Our bodies are constantly changing, often in ways we are unaware of. You look at pictures of yourself taken years earlier, and you can see changes you did not notice as they were happening.

Chang Seo-young and Hwang Sue-yon are two women artists in their 30s whose works, which make close observations of bodies, are on show at the National Museum of Modern and Contemporary Art’s Young Korean Artists 2019 exhibition.

While Chang, 36, and Hwang, 38, both deal with the body, their approaches are different.

Chang looks at physical changes over which we do not have much control.

“In the recent work, I have been specifically interested in the lumps and chunks that develop in our bodies, things that grow inside of us but things that we hardly know are happening,” Chang said. 

An installtion view of Chang Seo-young's works at the National Museum of Modern and Contemporary Art's Gwacheon branch (MMCA)
An installtion view of Chang Seo-young's works at the National Museum of Modern and Contemporary Art's Gwacheon branch (MMCA)

The exhibition space dedicated to Chang comprises several sculptures and the large video installation “Your Delivery” (2019), in which a woman reads from a letter. The narrator, whose identity is unknown, speaks to her descendants.

Shown on the video is a camera spanning over scattered Polaroid images of the sculptures installed at the exhibition space.

“The narrative is a message written by a person whose genetic information is sent down through to generations to come,” Chang said.

Chang said she had tried to express things that would grow into chunks in our bodies. “They could also be diseases or cancer,” Chang added in notes on her sculptures with several holes in them that appeared like holes in cheese. The artist said, through the video, that she wanted to express the time it takes for our bodies to change.

Chang’s latest work was produced while she was in New York on Doosan Art Center’s artist-in-residence program.

“Later I would like to focus more on aging itself. I think there are different layers when we talk about aging,” Chang added.

The body that Hwang talks about is the body that endures external forces.

“Our bodies live through time and change in the meantime. I wanted to focus on exploring the physical changes that withstand the taxing daily routines,” Hwang said.

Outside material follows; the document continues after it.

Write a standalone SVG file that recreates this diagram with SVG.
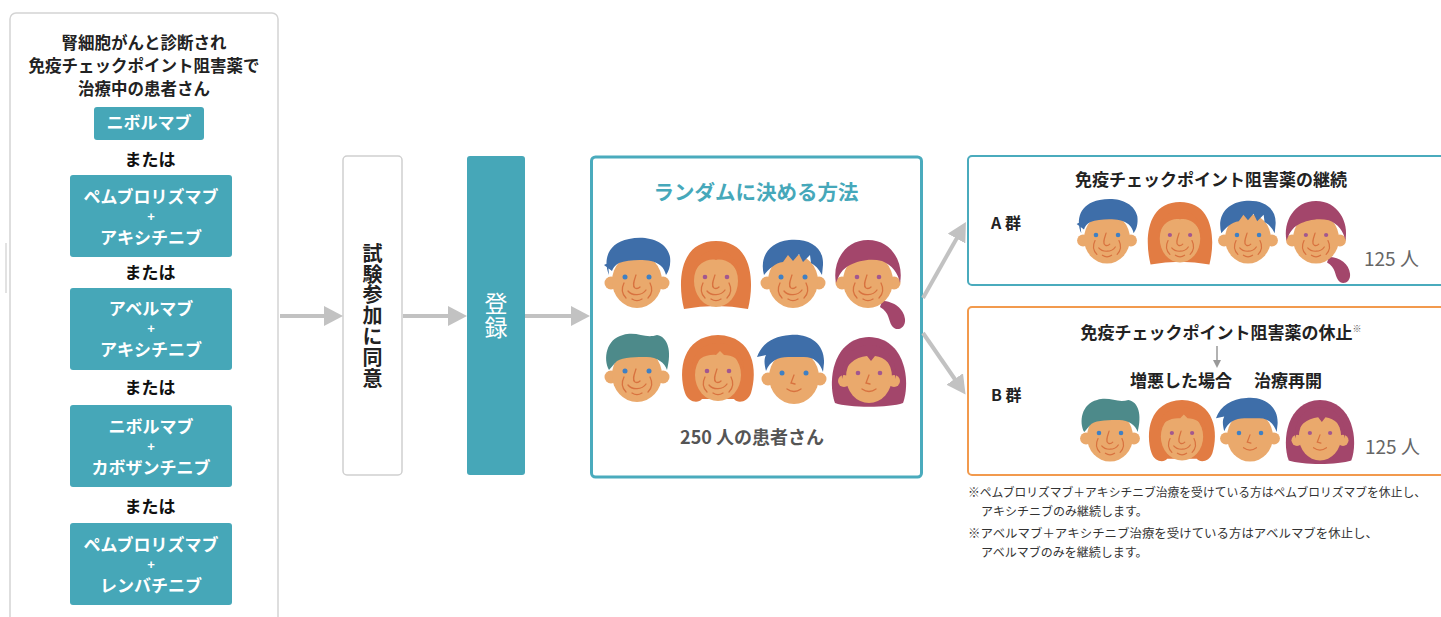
<svg xmlns="http://www.w3.org/2000/svg" xmlns:xlink="http://www.w3.org/1999/xlink" width="1441" height="617" viewBox="0 0 1441 617">
  <style>
    text { font-family: "Noto Sans CJK JP", "Noto Sans", sans-serif; }
    .ttl { font-size: 16.5px; font-weight: bold; fill: #222; text-anchor: middle; }
    .drug { font-size: 17px; font-weight: bold; fill: #fff; text-anchor: middle; }
    .plus { font-family: "Liberation Sans", Arial, sans-serif; font-size: 13px; }
    .or { font-size: 17px; font-weight: bold; fill: #111; text-anchor: middle; }
    .vert { font-size: 20px; font-weight: bold; fill: #222; text-anchor: middle; writing-mode: vertical-rl; letter-spacing: 0.8px; }
    .reg { font-size: 23px; fill: #fff; text-anchor: middle; writing-mode: vertical-rl; letter-spacing: 1px; }
    .head { font-size: 17px; font-weight: bold; fill: #222; text-anchor: middle; }
    .grp { font-size: 16px; font-weight: bold; fill: #222; }
    .count { font-size: 19px; fill: #666; }
    .note { font-size: 12px; fill: #333; }
    .teal { fill: #46a7b8; }
    .pnl { fill: #fff; stroke: #d4d4d4; stroke-width: 1.5; }
    .skin { fill: #eaa96c; }
    .line { fill: none; stroke: #d8723f; stroke-width: 1.3; stroke-linecap: round; }
    .eye-m { fill: #3f80c4; }
    .eye-f { fill: #a2578f; }
    .h-blue { fill: #3e6ea9; }
    .h-orange { fill: #e27c43; }
    .h-plum { fill: #a3466b; }
    .h-green { fill: #4d8a8a; }
    .conn { stroke: #c2c2c2; stroke-width: 4; fill: none; }
  </style>
  <defs>
    <marker id="head" markerUnits="userSpaceOnUse" markerWidth="20" markerHeight="20" refX="11" refY="10" orient="auto">
      <path d="M0,0 L19,10 L0,20 Z" fill="#c2c2c2"/>
    </marker>
    <marker id="head-small" markerUnits="userSpaceOnUse" markerWidth="10" markerHeight="10" refX="4" refY="4" orient="auto">
      <path d="M0,0 L8,4 L0,8 Z" fill="#999"/>
    </marker>

    <!-- shared face parts -->
    <g id="base-m">
      <circle class="skin" cx="-26" cy="6" r="6.5"/>
      <circle class="skin" cx="26" cy="6" r="6.5"/>
      <ellipse class="skin" cx="0" cy="4" rx="25" ry="27"/>
    </g>
    <g id="old-lines">
      <path class="line" d="M-1,-2 C-3,4 -5,9 -2,11 C0,12 2,11 3,10"/>
      <path class="line" d="M-9,14 C-5,19 5,19 9,13"/>
      <path class="line" d="M-13,6 C-16,12 -15,17 -11,21"/>
      <path class="line" d="M13,6 C16,12 15,17 11,21"/>
      <path class="line" d="M-5,22 C-2,24 2,24 5,22"/>
    </g>
    <g id="young-lines">
      <path class="line" d="M0,2 L-3,10 L1,11"/>
      <path class="line" d="M-7,16 Q0,21 7,16"/>
    </g>
    <g id="eyes-m">
      <circle class="eye-m" cx="-12" cy="0" r="2.5"/>
      <circle class="eye-m" cx="12" cy="0" r="2.5"/>
    </g>
    <g id="eyes-f">
      <circle class="eye-f" cx="-11" cy="0" r="2.3"/>
      <circle class="eye-f" cx="11" cy="0" r="2.3"/>
    </g>

    <!-- 1: older man, blue hair -->
    <g id="face-1">
      <use href="#base-m"/>
      <use href="#eyes-m"/>
      <use href="#old-lines"/>
      <path class="h-blue" d="M-28,-2 C-34,-16 -30,-34 -8,-38 C10,-42 30,-36 33,-20 C34,-12 32,-6 29,-2 C27,-10 22,-14 14,-16 C4,-18 -10,-17 -18,-14 C-22,-12 -24,-9 -25,-6 L-33,-12 L-29,-14 Z"/>
    </g>
    <!-- 2: older woman, long orange hair -->
    <g id="face-2">
      <path class="h-orange" d="M-32,32 C-39,4 -36,-36 0,-36 C36,-36 39,4 32,32 Q0,26 -32,32 Z"/>
      <ellipse class="skin" cx="0" cy="4" rx="22" ry="26"/>
      <use href="#eyes-f"/>
      <use href="#old-lines"/>
      <path class="h-orange" d="M-23,-2 C-22,-20 -10,-27 0,-27 C10,-27 22,-20 23,-2 C18,-14 8,-19 0,-17 C-8,-19 -18,-14 -23,-2 Z"/>
    </g>
    <!-- 3: older man, spiky blue hair -->
    <g id="face-3">
      <use href="#base-m"/>
      <use href="#eyes-m"/>
      <use href="#old-lines"/>
      <path class="h-blue" d="M-29,-2 C-33,-16 -28,-34 -4,-37 C16,-39 31,-30 30,-12 L29,-2 C26,-8 22,-12 18,-14 L17,-22 L10,-15 L6,-23 L0,-16 L-5,-22 L-10,-15 C-18,-14 -24,-8 -29,-2 Z"/>
    </g>
    <!-- 4: older woman, plum hair with ponytail -->
    <g id="face-4">
      <path class="h-plum" d="M14,24 C26,24 36,32 37,42 C38,52 28,55 24,49 C20,43 22,36 12,30 Z"/>
      <use href="#base-m"/>
      <use href="#eyes-f"/>
      <use href="#old-lines"/>
      <path class="h-plum" d="M-32,6 C-36,-14 -24,-37 0,-37 C24,-37 36,-14 32,6 C30,-4 24,-12 14,-16 C2,-19 -10,-16 -18,-12 C-26,-8 -29,-2 -32,6 Z"/>
    </g>
    <!-- 5: older man, green-grey hair -->
    <g id="face-5">
      <use href="#base-m"/>
      <use href="#eyes-m"/>
      <use href="#old-lines"/>
      <path class="h-green" d="M-28,-1 C-34,-12 -31,-32 -14,-36 C0,-40 8,-32 20,-36 C31,-34 35,-20 30,-1 C28,-8 20,-14 10,-14 C0,-14 -14,-14 -20,-10 C-24,-6 -26,-3 -28,-1 Z"/>
    </g>
    <!-- 6: older woman, short curly orange hair -->
    <g id="face-6">
      <path class="h-orange" d="M-33,22 C-40,0 -36,-35 0,-36 C36,-35 40,0 33,22 C30,31 20,33 16,28 L-16,28 C-20,33 -30,31 -33,22 Z"/>
      <ellipse class="skin" cx="0" cy="4" rx="23" ry="26"/>
      <use href="#eyes-f"/>
      <use href="#old-lines"/>
      <path class="h-orange" d="M-26,-2 C-26,-20 -12,-28 0,-28 C12,-28 26,-20 26,-2 C22,-12 14,-16 6,-16 L2,-20 L-2,-16 C-12,-17 -22,-12 -26,-2 Z"/>
    </g>
    <!-- 7: young man, blue hair -->
    <g id="face-7">
      <use href="#base-m"/>
      <use href="#eyes-m"/>
      <use href="#young-lines"/>
      <path class="h-blue" d="M-28,-2 C-30,-10 -30,-14 -28,-18 L-37,-16 C-32,-30 -20,-37 -4,-38 C14,-40 31,-30 30,-10 L29,-1 C26,-10 20,-16 10,-16 L-6,-16 C-16,-16 -24,-12 -28,-2 Z"/>
    </g>
    <!-- 8: young woman, plum bob -->
    <g id="face-8">
      <path class="h-plum" d="M-34,30 C-42,8 -36,-35 0,-36 C36,-35 42,8 34,30 C20,35 -20,35 -34,30 Z"/>
      <ellipse class="skin" cx="0" cy="4" rx="23" ry="26"/>
      <circle class="skin" cx="-25" cy="8" r="6"/>
      <circle class="skin" cx="25" cy="8" r="6"/>
      <use href="#eyes-f"/>
      <use href="#young-lines"/>
      <path class="h-plum" d="M-27,6 C-28,-18 -14,-28 0,-28 C14,-28 28,-18 27,6 C24,-8 16,-16 6,-17 L2,-12 L-2,-17 C-14,-16 -24,-8 -27,6 Z"/>
    </g>
  </defs>

  <rect width="1441" height="617" fill="#fff"/>
  <line x1="6" y1="243" x2="6" y2="293" stroke="#d8d8d8" stroke-width="1.5"/>

  <!-- eligible patients and their treatments -->
  <g id="patients">
    <rect class="pnl" x="10" y="13" width="268" height="640" rx="6"/>
    <text class="ttl" x="144" y="49">腎細胞がんと診断され</text>
    <text class="ttl" x="144" y="72">免疫チェックポイント阻害薬で</text>
    <text class="ttl" x="144" y="95">治療中の患者さん</text>
  </g>
  <g id="drug-1">
    <rect class="teal" x="94" y="107" width="110" height="33" rx="3"/>
    <text class="drug" x="149" y="129">ニボルマブ</text>
  </g>
  <text class="or" x="150" y="166">または</text>
  <g id="drug-2">
    <rect class="teal" x="70" y="175" width="162" height="82" rx="3"/>
    <text class="drug" x="151" y="203">ペムブロリズマブ</text>
    <text class="drug plus" x="151" y="221">+</text>
    <text class="drug" x="151" y="244">アキシチニブ</text>
  </g>
  <text class="or" x="150" y="279">または</text>
  <g id="drug-3">
    <rect class="teal" x="70" y="288" width="162" height="82" rx="3"/>
    <text class="drug" x="151" y="315">アベルマブ</text>
    <text class="drug plus" x="151" y="333">+</text>
    <text class="drug" x="151" y="356">アキシチニブ</text>
  </g>
  <text class="or" x="150" y="394">または</text>
  <g id="drug-4">
    <rect class="teal" x="70" y="405" width="162" height="82" rx="3"/>
    <text class="drug" x="151" y="433">ニボルマブ</text>
    <text class="drug plus" x="151" y="451">+</text>
    <text class="drug" x="151" y="474">カボザンチニブ</text>
  </g>
  <text class="or" x="150" y="513">または</text>
  <g id="drug-5">
    <rect class="teal" x="70" y="523" width="162" height="82" rx="3"/>
    <text class="drug" x="151" y="551">ペムブロリズマブ</text>
    <text class="drug plus" x="151" y="569">+</text>
    <text class="drug" x="151" y="592">レンバチニブ</text>
  </g>

  <!-- consent -->
  <g id="consent">
    <rect x="343" y="156" width="59" height="319" rx="4" fill="#fff" stroke="#cfcfcf" stroke-width="1.5"/>
    <text class="vert" x="372.5" y="316">試験参加に同意</text>
  </g>

  <!-- registration -->
  <g id="register">
    <rect class="teal" x="467" y="156" width="58" height="319" rx="3"/>
    <text class="reg" x="496" y="316">登録</text>
  </g>

  <!-- randomisation -->
  <g id="random">
    <rect x="591.5" y="157" width="330" height="320" rx="4" fill="#fff" stroke="#4aabbd" stroke-width="3"/>
    <text x="756" y="200" font-size="20.5" font-weight="bold" fill="#46a8ba" text-anchor="middle">ランダムに決める方法</text>
    <use href="#face-1" transform="translate(637,277)"/>
    <use href="#face-2" transform="translate(716,277)"/>
    <use href="#face-3" transform="translate(793,277)"/>
    <use href="#face-4" transform="translate(868,277)"/>
    <use href="#face-5" transform="translate(637,371)"/>
    <use href="#face-6" transform="translate(718,371)"/>
    <use href="#face-7" transform="translate(794,373)"/>
    <use href="#face-8" transform="translate(869,373)"/>
    <text x="752" y="444" font-size="18" font-weight="bold" fill="#555" text-anchor="middle">250 人の患者さん</text>
  </g>

  <!-- arm A -->
  <g id="arm-a">
    <rect x="968" y="156" width="500" height="129" rx="4" fill="#fff" stroke="#4aabbd" stroke-width="2"/>
    <text class="head" x="1211" y="186">免疫チェックポイント阻害薬の継続</text>
    <text class="grp" x="991" y="229">A 群</text>
    <use href="#face-1" transform="translate(1107,235) scale(0.92)"/>
    <use href="#face-2" transform="translate(1180,235) scale(0.92)"/>
    <use href="#face-3" transform="translate(1248,235) scale(0.92)"/>
    <use href="#face-4" transform="translate(1316,235) scale(0.92)"/>
    <text class="count" x="1364" y="266">125 人</text>
  </g>

  <!-- arm B -->
  <g id="arm-b">
    <rect x="968" y="307" width="500" height="168" rx="4" fill="#fff" stroke="#f29a4d" stroke-width="2"/>
    <text class="head" x="1221" y="339">免疫チェックポイント阻害薬の休止<tspan font-size="9" dy="-7" fill="#555">※</tspan></text>
    <line x1="1217" y1="346" x2="1217" y2="364" stroke="#999" stroke-width="1.5" marker-end="url(#head-small)"/>
    <text class="head" x="1181" y="387">増悪した場合</text>
    <text class="head" x="1288" y="387">治療再開</text>
    <text class="grp" x="991" y="401">B 群</text>
    <use href="#face-5" transform="translate(1110,433) scale(0.92)"/>
    <use href="#face-6" transform="translate(1182,433) scale(0.92)"/>
    <use href="#face-7" transform="translate(1250,433) scale(0.92)"/>
    <use href="#face-8" transform="translate(1320,433) scale(0.92)"/>
    <text class="count" x="1365" y="454">125 人</text>
  </g>

  <!-- connectors -->
  <g id="connectors">
    <line class="conn" x1="280" y1="316" x2="335" y2="316" marker-end="url(#head)"/>
    <line class="conn" x1="403" y1="316" x2="459" y2="316" marker-end="url(#head)"/>
    <line class="conn" x1="525" y1="316" x2="582" y2="316" marker-end="url(#head)"/>
    <line class="conn" x1="923" y1="298" x2="962" y2="229" marker-end="url(#head)"/>
    <line class="conn" x1="923" y1="333" x2="961" y2="388" marker-end="url(#head)"/>
  </g>

  <!-- footnotes -->
  <g id="notes">
    <text class="note" x="968" y="497" textLength="458" lengthAdjust="spacingAndGlyphs">※ペムブロリズマブ＋アキシチニブ治療を受けている方はペムブロリズマブを休止し、</text>
    <text class="note" x="981" y="516">アキシチニブのみ継続します。</text>
    <text class="note" x="968" y="538" textLength="410" lengthAdjust="spacingAndGlyphs">※アベルマブ＋アキシチニブ治療を受けている方はアベルマブを休止し、</text>
    <text class="note" x="981" y="557">アベルマブのみを継続します。</text>
  </g>
</svg>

An installation view of Hwang Sue-yon’s works at the National Museum of Modern and Contemporary Art’s Gwacheon branch (Shim Woo-hyun/The Korea Herald)
An installation view of Hwang Sue-yon’s works at the National Museum of Modern and Contemporary Art’s Gwacheon branch (Shim Woo-hyun/The Korea Herald)

At MMCA Gwacheon, Hwang’s sculptures are made of nonpermanent materials like paper, aluminum foil and wood.

Hanging from the ceiling, “Shade” (2019) is a set of two pointy sculptures made of paper that represent the shapes of our bodies and faces.

“Harder” (2017) is a sculpture made of aluminum foil, which has been scrunched into a ball and thoroughly hammered down. The bunched-up foil is as hard as a rock, yet part of it is worn away from the continued hammering.

“The work is about the body that becomes stronger as it continues to bear external forces,” Hwang said.

Hwang works with paper and foil because they are fragile and changeable, like our bodies, she explained.

“I had to do many part-time jobs for a while after I moved to Seoul. I got easily exhausted. It was then that I started to pay more attention to changes that happen to my body,” Hwang said.

The MMCA’s Gwacheon branch’s exhibition Young Korean Artists 2019 under the title “Liquid Glass Sea” features some 50 works by nine artists: Keem Ji-young, Song Min Jung, Ahn Sung-seok, Yoon Doo-hyun, Lee Eun-sae, Chang Seo-young, Chung Hee-min, Choi Ha-neyl and Hwang Sue-yon.

Young Korean Artists is the museum’s program dedicated to introducing works by up-and-coming Korean artists. The program, which was discontinued in 2014, resumed this year. Artists who participated in the program since its founding in 1981 include Lee Bul, Choi Jeong-hwa and Suh Do-ho.